There's something curious though. What if we want the first 100 companies, not just the first 30? I'll jump ahead a bit here, but the clue is in the URL: http://fortune.com/api/v2/list/2386574/expand/item/ranking/asc/20/30/search//non-us-cos-y-n/yes. With a bit of experimentation, we can figure out that this is saying, "Give me the next 30 companies, starting the index at 20." So if we want the first 100, we would change the end of the URL to read asc/0/100/search//non-us-cos-y-n/yes. Et voilà, "list-items" now has keys for items 0 through 99, starting with the first non-U.S. company, "State Grid."

Screenshot of returned JSON data

Now that we've found where our data is, next is the fun part: extracting it and transforming it into a usable format with Python. Start by using the fantastic requests library to grab the data.

>>> import requests
>>> url = 'http://fortune.com/api/v2/list/2386574/expand/item/ranking/asc/0/100/search//non-us-cos-y-n/yes'
>>> r = requests.get(url)
>>> data = r.json()
>>> type(data)
<class 'dict'>

Now, we can work with the data as a Python dictionary, and output it as we'd like. For example, you could loop through all the companies and print their rank, and whether they were downgraded from the previous year.

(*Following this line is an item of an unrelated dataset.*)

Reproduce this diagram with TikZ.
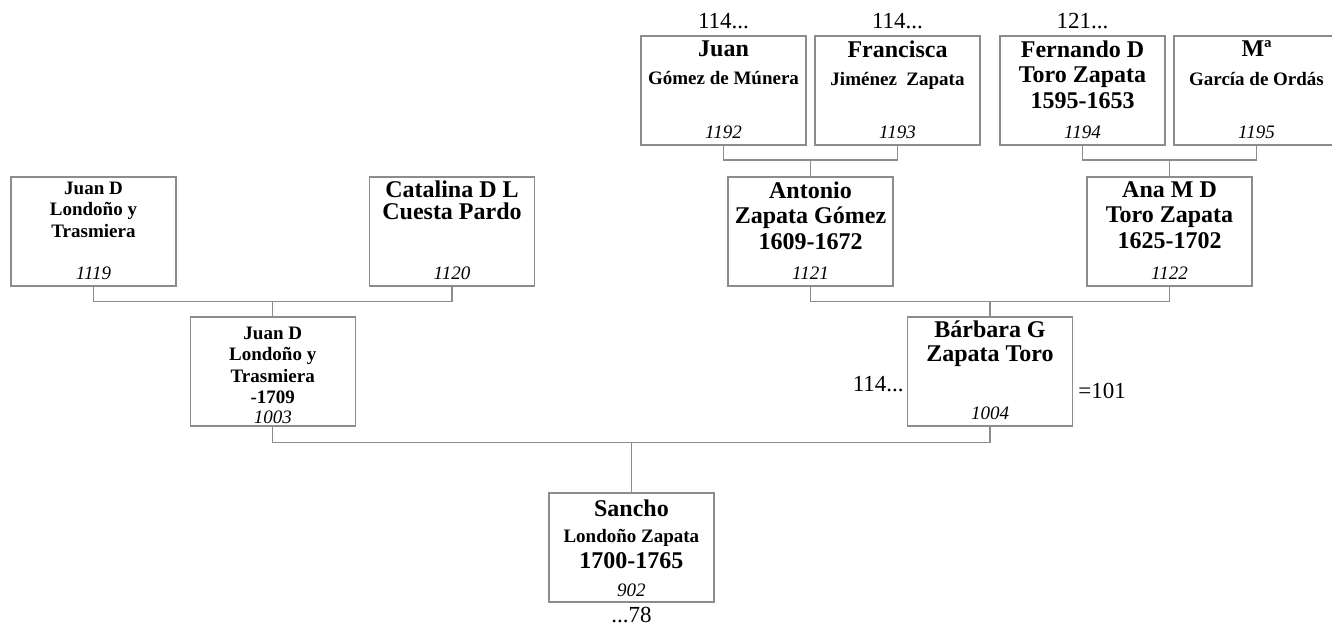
\documentclass[tikz,border=0pt]{standalone}
\usepackage{fontspec}
\setmainfont{Liberation Serif}
\usetikzlibrary{positioning}
\definecolor{Frame}{HTML}{8C8C8C}
\newcommand{\subname}[1]{{\fontsize{19}{21.5}\selectfont #1}}

\begin{document}
\begin{tikzpicture}[x=1pt,y=-1pt,
    pbox/.style={draw=Frame,line width=1.2pt,fill=white,
                 minimum width=165pt,minimum height=109pt,inner sep=0pt},
    big/.style={align=center,inner sep=0pt,
                font=\fontsize{24}{25.5}\selectfont\bfseries},
    small/.style={align=center,inner sep=0pt,
                  font=\fontsize{19}{21.5}\selectfont\bfseries},
    num/.style={inner sep=0pt,font=\fontsize{19}{20}\selectfont\itshape},
    note/.style={inner sep=0pt,font=\fontsize{23}{25}\selectfont},
    link/.style={draw=Frame,line width=1.2pt}]
  \useasboundingbox (0,0) rectangle (1332,626);
  \clip (0,0) rectangle (1332,626);

  % great-grandparents
  \node[pbox] (a1192) at (723.5,90.5) {};
  \node[big,below=5pt of a1192.north] (a1192t) {Juan\\[3pt]\subname{Gómez de Múnera}};
  \node[num,above=7pt of a1192.south] (a1192n) {1192};
  \node[note,above=6pt of a1192] (t1192) {114...};

  \node[pbox] (a1193) at (897.5,90.5) {};
  \node[big,below=5pt of a1193.north] (a1193t) {Francisca\\[3pt]\subname{Jiménez~ Zapata}};
  \node[num,above=7pt of a1193.south] (a1193n) {1193};
  \node[note,above=6pt of a1193] (t1193) {114...};

  \node[pbox] (a1194) at (1082.5,90.5) {};
  \node[big,below=5pt of a1194.north] (a1194t) {Fernando D\\Toro Zapata\\1595-1653};
  \node[num,above=7pt of a1194.south] (a1194n) {1194};
  \node[note,above=6pt of a1194] (t1194) {121...};

  \node[pbox] (a1195) at (1256.5,90.5) {};
  \node[big,below=5pt of a1195.north] (a1195t) {Mª\\[3pt]\subname{García de Ordás}};
  \node[num,above=7pt of a1195.south] (a1195n) {1195};

  % grandparents
  \node[pbox] (a1119) at (93.5,231.5) {};
  \node[small,below=5pt of a1119.north] (a1119t) {Juan D\\Londoño y\\Trasmiera};
  \node[num,above=7pt of a1119.south] (a1119n) {1119};

  \node[pbox] (a1120) at (452,231.5) {};
  \node[big,below=4pt of a1120.north] (a1120t) {Catalina D L\\[-3pt]Cuesta Pardo};
  \node[num,above=7pt of a1120.south] (a1120n) {1120};

  \node[pbox] (a1121) at (810.5,231.5) {};
  \node[big,below=5pt of a1121.north] (a1121t) {Antonio\\Zapata Gómez\\1609-1672};
  \node[num,above=7pt of a1121.south] (a1121n) {1121};

  \node[pbox] (a1122) at (1169.5,231.5) {};
  \node[big,below=5pt of a1122.north] (a1122t) {Ana M D\\Toro Zapata\\1625-1702};
  \node[num,above=7pt of a1122.south] (a1122n) {1122};

  % parents
  \node[pbox] (a1003) at (272.75,371.5) {};
  \node[small,below=10pt of a1003.north] (a1003t) {Juan D\\Londoño y\\Trasmiera\\-1709};
  \node[num,above=3pt of a1003.south] (a1003n) {1003};

  \node[pbox] (a1004) at (990,371.5) {};
  \node[big,below=4pt of a1004.north] (a1004t) {Bárbara G\\[-1pt]Zapata Toro};
  \node[num,above=7pt of a1004.south] (a1004n) {1004};
  \node[note,left=3pt of a1004,yshift=-13pt] (t1004) {114...};
  \node[note,right=5pt of a1004,yshift=-19pt] (e1004) {=101};

  % root
  \node[pbox] (a902) at (631.4,547.5) {};
  \node[big,below=7pt of a902.north] (a902t) {Sancho\\[1pt]\subname{Londoño Zapata}\\1700-1765};
  \node[num,above=6pt of a902.south] (a902n) {902};
  \node[note,below=4pt of a902] (t902) {...78};

  % family lines
  \draw[link] (a1121.north) -- ++(0,-16.5) coordinate (j1121);
  \draw[link] (a1192.south) |- (j1121) -| (a1193.south);
  \draw[link] (a1122.north) -- ++(0,-16.5) coordinate (j1122);
  \draw[link] (a1194.south) |- (j1122) -| (a1195.south);
  \draw[link] (a1003.north) -- ++(0,-15) coordinate (j1003);
  \draw[link] (a1119.south) |- (j1003) -| (a1120.south);
  \draw[link] (a1004.north) -- ++(0,-15) coordinate (j1004);
  \draw[link] (a1121.south) |- (j1004) -| (a1122.south);
  \draw[link] (a902.north) -- ++(0,-50) coordinate (j902);
  \draw[link] (a1003.south) |- (j902) -| (a1004.south);
\end{tikzpicture}
\end{document}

>>> for item in data['list-items']:
...     co = item.get('title')
...     rank = item.get('rank')            
...     drop = item['filter'].get('rankdrop')
...     print(f'{co}, {rank}, {drop}')
...
State Grid, 2, no
Sinopec Group, 3, no
China National Petroleum, 4, no
Royal Dutch Shell, 5, no
Toyota Motor, 6, yes
Volkswagen, 7, yes
BP, 8, no
Samsung Electronics, 12, no
--snip--

The options go on from here. You can take the data and throw it into a spreadsheet using Python's csv module, or do some more analysis by creating a pandas dataframe. Maybe you'd like to examine the geographic distribution of the top non-U.S. companies, sort the companies by revenue change, or just get a list of all the CEOs.

Either way, the data has become a lot more rich and malleable than it was just sitting on that website, and allows us to dig in and draw more insights. And that's what it's all about.